En contraposición al “exe­geta Jesús” aparece el “exe­geta Satán”. Son ellos dos interpretadores de la Escritura. Cada uno busca fundamentar en ella su posición. El primero la in­terpreta tratando de descubrir la primacía de Dios en el comportamiento humano; el se­gundo lo hace buscando su propio beneficio. Esto me hace pensar que se puede hacer una interpretación diáfana y otra “diabólica” de la Palabra de Dios. Dependiendo de la que se haga será nuestra relación con Él.

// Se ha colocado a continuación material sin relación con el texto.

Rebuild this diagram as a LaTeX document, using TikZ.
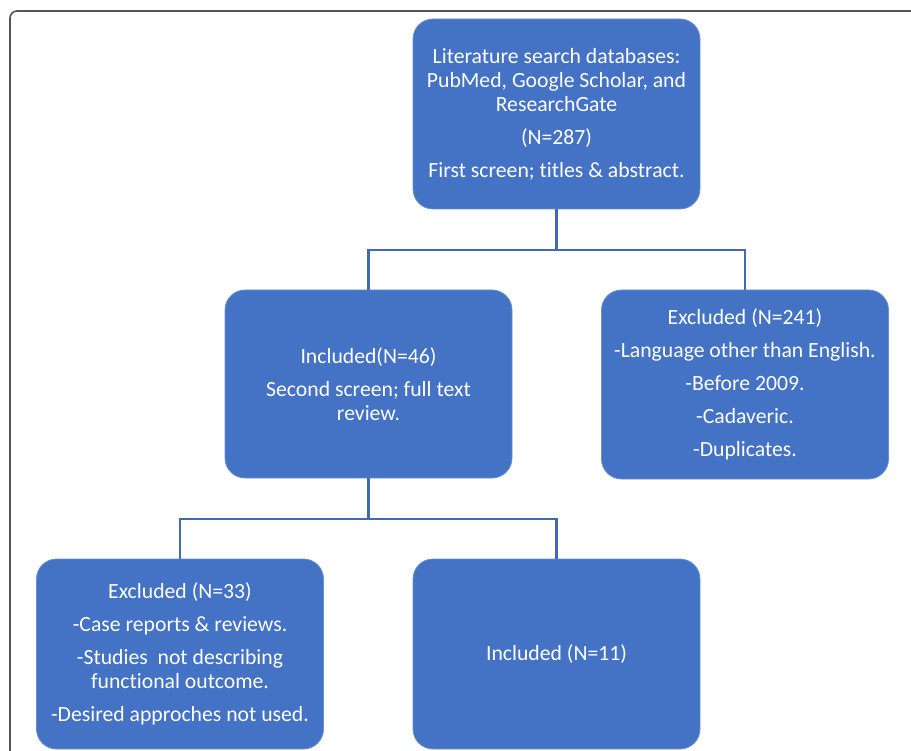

Por otro lado, la tercera tenta­ción, tal como nos la reseña Mateo, ocurre en “un monte muy alto” del desierto. Allí el diablo le ofrece a Jesús poder y gloria a cambio de adoración. Hay también un poder divino y un poder diabólico. El pri­mero es creador, generador de vida; el segundo va a lo suyo. El poder divino es el ejercido por Jesús para perseguir el mal hasta su madri­guera. Todas las tentaciones po­drían reducirse a esta última.

No olvidemos, finalmente, que hay formas claras y también sutiles de abuso de poder. Crear mala conciencia en el otro, por ejemplo. Avasallar a los demás con nuestro saber. Humillar con amargas iro­nías a los otros. Encandilar a los demás con la luz que irradiamos. Situarse por encima de los otros, mostrarse como quien puede más que ellos.

En fin, la tercera tentación, ocu­rrida en “un monte muy alto” nos recuerda que hay muchos dispues­tos a vender su alma al Diablo a cambio de éxito y poder. Y el ma­ligno lo sabe. Dios nos libre de esa tentación y nos ayude a bajar de ese monte.